─── Recorded data

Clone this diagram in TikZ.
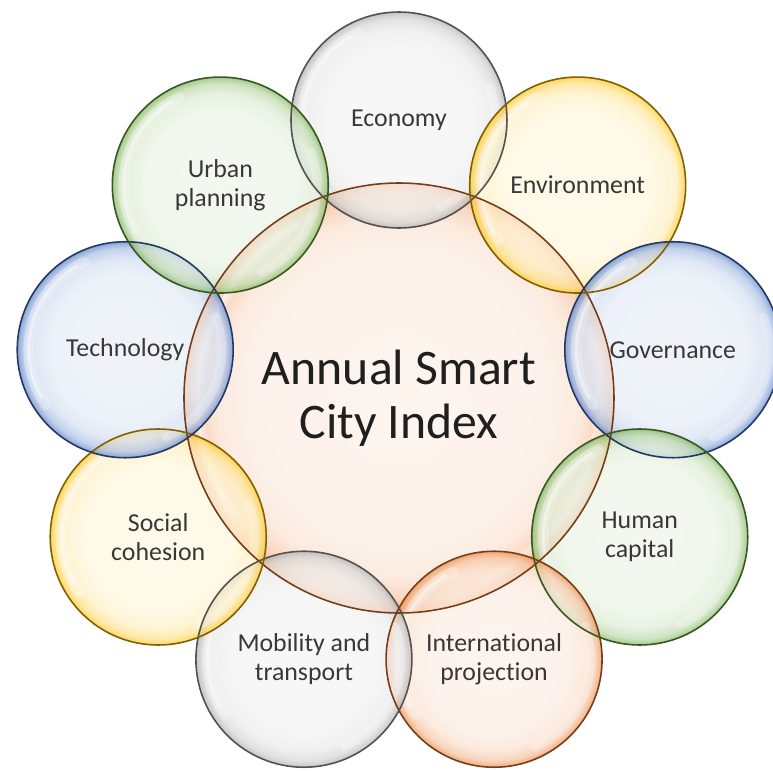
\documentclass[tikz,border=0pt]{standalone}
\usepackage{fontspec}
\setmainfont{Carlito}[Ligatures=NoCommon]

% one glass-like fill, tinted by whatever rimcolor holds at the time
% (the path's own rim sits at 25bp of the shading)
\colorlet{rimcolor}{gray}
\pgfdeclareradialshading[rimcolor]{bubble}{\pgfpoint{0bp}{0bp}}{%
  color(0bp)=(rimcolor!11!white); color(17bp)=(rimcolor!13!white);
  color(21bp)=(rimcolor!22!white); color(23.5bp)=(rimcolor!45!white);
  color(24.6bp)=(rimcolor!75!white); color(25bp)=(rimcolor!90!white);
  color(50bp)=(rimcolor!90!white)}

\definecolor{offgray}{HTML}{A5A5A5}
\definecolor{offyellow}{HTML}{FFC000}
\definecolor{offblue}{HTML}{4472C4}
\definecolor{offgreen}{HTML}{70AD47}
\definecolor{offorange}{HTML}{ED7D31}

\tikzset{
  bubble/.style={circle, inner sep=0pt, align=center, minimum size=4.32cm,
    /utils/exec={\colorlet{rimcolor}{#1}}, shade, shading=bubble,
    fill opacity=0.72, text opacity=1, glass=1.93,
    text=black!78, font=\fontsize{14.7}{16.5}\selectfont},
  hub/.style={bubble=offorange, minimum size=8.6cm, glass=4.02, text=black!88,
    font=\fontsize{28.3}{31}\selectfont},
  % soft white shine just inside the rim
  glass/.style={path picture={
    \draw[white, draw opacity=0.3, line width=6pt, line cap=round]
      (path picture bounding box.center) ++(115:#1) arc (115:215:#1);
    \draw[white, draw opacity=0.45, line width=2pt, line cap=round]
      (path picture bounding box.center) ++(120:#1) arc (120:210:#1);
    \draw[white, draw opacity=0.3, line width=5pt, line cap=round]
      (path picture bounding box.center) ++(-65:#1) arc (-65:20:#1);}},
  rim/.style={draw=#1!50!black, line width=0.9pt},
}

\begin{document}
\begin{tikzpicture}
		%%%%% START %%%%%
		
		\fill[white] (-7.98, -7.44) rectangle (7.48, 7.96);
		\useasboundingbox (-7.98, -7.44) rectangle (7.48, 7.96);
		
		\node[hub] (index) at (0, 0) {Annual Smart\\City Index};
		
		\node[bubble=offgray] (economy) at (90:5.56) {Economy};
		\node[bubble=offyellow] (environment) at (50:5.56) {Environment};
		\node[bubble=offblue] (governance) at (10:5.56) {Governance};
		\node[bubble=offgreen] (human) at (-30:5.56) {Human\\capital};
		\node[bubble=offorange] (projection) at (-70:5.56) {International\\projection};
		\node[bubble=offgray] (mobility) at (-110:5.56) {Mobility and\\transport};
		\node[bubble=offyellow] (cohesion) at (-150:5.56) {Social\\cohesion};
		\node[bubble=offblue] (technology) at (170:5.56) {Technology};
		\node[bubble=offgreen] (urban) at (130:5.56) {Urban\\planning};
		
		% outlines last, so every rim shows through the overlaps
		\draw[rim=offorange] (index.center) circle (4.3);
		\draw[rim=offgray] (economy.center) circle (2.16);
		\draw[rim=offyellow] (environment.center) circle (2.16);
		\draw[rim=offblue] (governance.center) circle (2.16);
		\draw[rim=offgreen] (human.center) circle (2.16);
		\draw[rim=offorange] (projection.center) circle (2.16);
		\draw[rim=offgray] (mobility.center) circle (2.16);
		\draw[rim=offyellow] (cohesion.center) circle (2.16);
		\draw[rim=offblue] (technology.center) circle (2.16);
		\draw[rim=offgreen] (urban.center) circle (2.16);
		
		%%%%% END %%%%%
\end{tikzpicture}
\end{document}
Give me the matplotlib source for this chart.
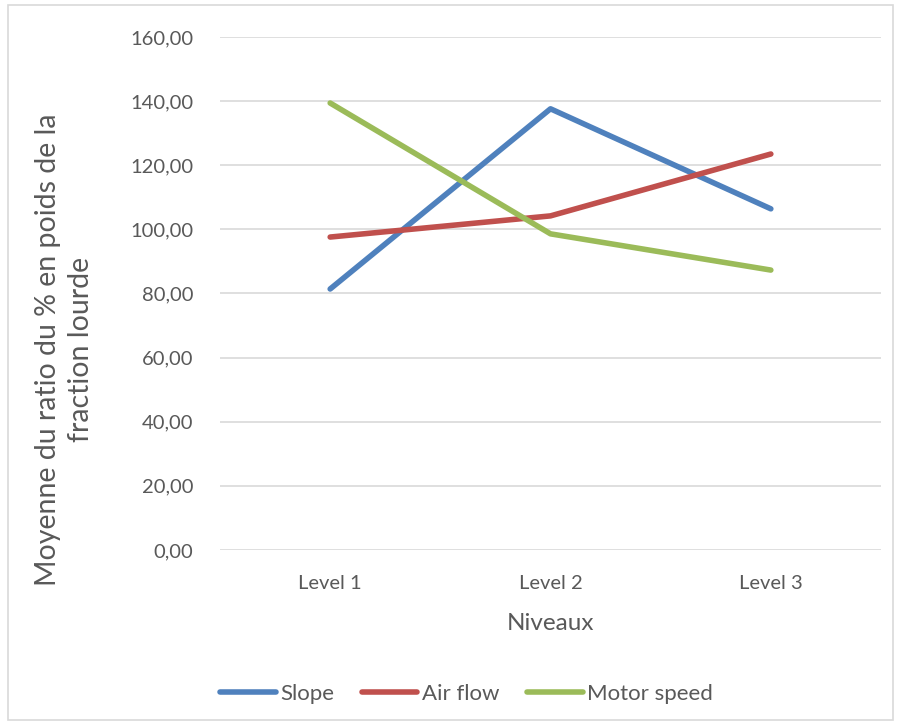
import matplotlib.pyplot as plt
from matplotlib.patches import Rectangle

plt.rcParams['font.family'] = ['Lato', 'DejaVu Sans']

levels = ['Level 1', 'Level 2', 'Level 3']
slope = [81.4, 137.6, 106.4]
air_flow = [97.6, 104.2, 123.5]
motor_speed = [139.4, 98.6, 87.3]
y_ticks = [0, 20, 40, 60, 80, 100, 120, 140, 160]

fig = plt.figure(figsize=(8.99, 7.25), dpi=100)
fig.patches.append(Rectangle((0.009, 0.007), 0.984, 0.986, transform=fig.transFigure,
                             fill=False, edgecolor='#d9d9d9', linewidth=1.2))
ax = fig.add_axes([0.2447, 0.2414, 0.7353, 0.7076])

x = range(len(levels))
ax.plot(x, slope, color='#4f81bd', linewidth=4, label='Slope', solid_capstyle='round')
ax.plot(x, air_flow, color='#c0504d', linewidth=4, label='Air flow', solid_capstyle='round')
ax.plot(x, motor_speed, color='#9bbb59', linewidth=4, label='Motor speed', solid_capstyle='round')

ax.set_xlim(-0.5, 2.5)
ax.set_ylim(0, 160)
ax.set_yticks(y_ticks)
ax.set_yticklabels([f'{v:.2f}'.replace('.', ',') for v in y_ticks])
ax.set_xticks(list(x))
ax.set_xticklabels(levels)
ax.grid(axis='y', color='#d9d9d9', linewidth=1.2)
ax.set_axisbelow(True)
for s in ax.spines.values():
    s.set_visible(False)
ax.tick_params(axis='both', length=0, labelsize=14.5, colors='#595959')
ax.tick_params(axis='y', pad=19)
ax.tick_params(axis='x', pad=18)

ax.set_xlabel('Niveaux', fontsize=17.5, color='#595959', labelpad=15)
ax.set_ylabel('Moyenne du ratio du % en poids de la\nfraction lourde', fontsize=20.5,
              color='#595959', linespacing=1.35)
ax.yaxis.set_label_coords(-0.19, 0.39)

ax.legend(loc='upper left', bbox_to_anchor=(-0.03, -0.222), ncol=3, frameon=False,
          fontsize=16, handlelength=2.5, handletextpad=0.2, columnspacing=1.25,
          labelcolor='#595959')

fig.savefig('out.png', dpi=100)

──────

**Instructions to follow**
Go up to the line with "Give me the matplotlib source for this chart." and retype exactly from there through the line with "ax = fig.add_axes([0.2447, 0.2414, 0.7353, 0.7076])". Leave out pictures.

**Solution**
Give me the matplotlib source for this chart.
import matplotlib.pyplot as plt
from matplotlib.patches import Rectangle

plt.rcParams['font.family'] = ['Lato', 'DejaVu Sans']

levels = ['Level 1', 'Level 2', 'Level 3']
slope = [81.4, 137.6, 106.4]
air_flow = [97.6, 104.2, 123.5]
motor_speed = [139.4, 98.6, 87.3]
y_ticks = [0, 20, 40, 60, 80, 100, 120, 140, 160]

fig = plt.figure(figsize=(8.99, 7.25), dpi=100)
fig.patches.append(Rectangle((0.009, 0.007), 0.984, 0.986, transform=fig.transFigure,
                             fill=False, edgecolor='#d9d9d9', linewidth=1.2))
ax = fig.add_axes([0.2447, 0.2414, 0.7353, 0.7076])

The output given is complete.